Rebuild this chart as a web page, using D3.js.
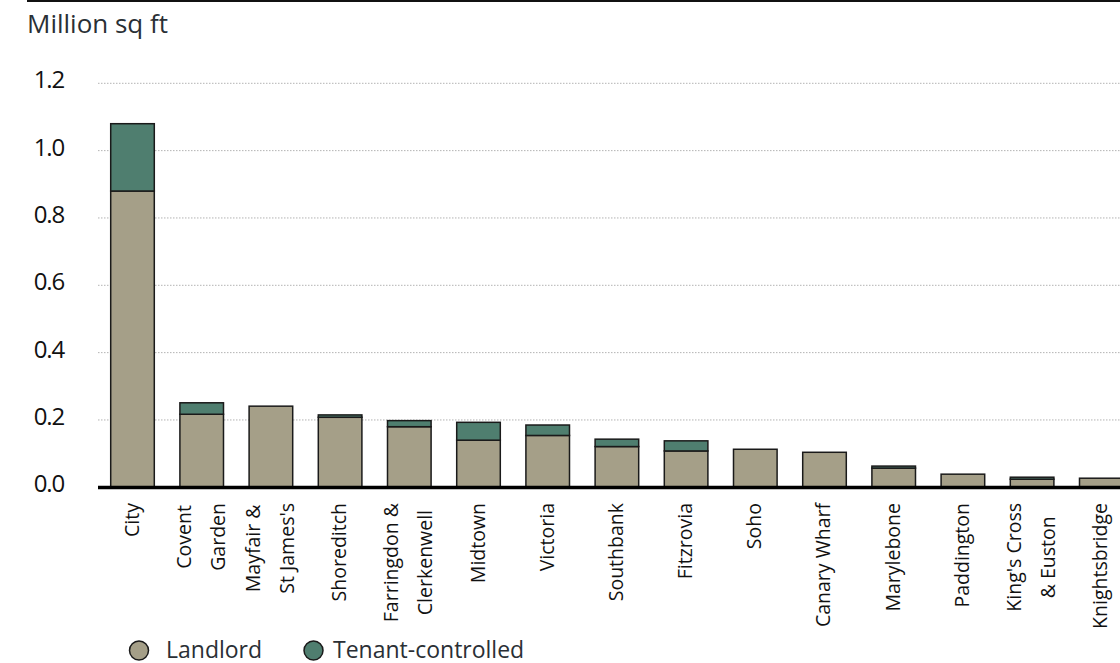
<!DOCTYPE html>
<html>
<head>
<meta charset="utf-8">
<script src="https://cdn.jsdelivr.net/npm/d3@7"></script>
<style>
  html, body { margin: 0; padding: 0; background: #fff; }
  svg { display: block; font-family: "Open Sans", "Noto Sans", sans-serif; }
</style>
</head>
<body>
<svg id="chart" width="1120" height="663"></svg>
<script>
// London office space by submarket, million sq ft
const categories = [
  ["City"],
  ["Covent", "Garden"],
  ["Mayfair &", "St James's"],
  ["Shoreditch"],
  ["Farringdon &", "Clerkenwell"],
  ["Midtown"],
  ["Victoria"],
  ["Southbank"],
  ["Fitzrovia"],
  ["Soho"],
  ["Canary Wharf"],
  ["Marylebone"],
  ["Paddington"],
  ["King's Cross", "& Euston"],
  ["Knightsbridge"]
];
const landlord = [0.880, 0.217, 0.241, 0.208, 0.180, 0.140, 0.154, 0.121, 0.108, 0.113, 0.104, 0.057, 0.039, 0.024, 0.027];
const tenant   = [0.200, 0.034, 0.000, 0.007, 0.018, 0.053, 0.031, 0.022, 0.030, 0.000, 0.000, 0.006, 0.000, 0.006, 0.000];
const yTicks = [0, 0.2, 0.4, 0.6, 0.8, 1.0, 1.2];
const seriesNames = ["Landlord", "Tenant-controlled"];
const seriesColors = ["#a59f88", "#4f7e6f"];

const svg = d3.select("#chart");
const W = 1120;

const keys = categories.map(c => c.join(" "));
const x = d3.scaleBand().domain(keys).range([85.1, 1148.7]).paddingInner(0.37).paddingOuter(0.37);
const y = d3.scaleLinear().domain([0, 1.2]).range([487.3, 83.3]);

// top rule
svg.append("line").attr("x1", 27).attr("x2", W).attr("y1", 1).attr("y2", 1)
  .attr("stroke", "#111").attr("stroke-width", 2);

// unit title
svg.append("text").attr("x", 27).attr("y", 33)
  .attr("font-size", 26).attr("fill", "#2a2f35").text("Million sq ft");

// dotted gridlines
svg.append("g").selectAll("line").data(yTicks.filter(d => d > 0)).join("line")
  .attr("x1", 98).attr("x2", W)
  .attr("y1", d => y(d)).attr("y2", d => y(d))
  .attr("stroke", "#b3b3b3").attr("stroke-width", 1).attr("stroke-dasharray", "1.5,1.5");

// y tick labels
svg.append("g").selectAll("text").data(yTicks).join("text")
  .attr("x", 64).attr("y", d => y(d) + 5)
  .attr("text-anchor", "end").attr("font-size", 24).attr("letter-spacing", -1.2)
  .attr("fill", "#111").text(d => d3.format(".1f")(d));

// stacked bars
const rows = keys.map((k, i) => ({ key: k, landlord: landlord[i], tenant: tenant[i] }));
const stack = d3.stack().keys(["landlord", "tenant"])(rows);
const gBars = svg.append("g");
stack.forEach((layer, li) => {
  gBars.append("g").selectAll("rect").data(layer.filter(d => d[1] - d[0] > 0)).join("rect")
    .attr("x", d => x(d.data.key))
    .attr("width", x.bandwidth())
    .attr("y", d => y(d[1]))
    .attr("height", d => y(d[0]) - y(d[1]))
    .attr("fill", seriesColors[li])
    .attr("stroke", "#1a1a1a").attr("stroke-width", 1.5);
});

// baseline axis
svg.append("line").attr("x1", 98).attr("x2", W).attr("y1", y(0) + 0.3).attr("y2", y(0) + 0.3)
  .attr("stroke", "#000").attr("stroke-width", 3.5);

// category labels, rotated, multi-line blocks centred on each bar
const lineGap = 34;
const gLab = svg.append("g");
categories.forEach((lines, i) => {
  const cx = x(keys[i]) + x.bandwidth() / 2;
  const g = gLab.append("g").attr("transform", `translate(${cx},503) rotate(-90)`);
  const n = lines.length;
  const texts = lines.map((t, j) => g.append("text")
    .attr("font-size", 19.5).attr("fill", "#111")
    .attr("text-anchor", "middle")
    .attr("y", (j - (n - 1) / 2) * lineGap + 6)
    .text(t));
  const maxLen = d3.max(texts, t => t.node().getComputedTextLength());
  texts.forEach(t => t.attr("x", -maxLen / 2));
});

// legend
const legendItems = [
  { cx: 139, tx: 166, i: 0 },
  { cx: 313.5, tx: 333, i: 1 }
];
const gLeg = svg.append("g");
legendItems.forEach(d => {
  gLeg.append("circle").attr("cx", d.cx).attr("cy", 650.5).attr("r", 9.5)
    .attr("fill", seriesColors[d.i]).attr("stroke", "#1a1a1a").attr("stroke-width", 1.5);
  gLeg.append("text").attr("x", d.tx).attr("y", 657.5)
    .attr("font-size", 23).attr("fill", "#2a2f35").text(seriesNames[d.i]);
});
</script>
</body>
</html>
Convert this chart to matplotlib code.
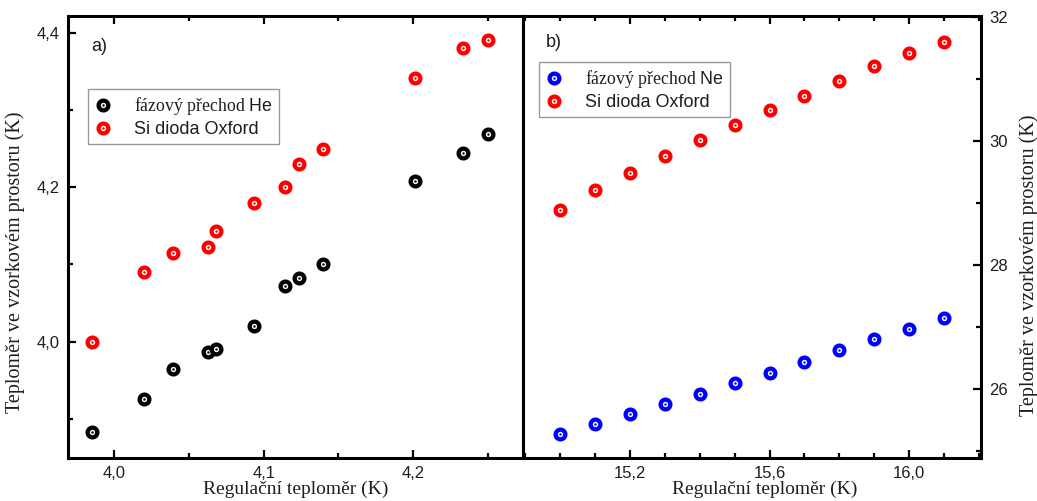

--*--

● **Exercise directions**
Copy every line of the records above that contains "this".

● **Exercise answer**
Rebuild this chart as a web page, using D3.js.
Convert this chart to matplotlib code.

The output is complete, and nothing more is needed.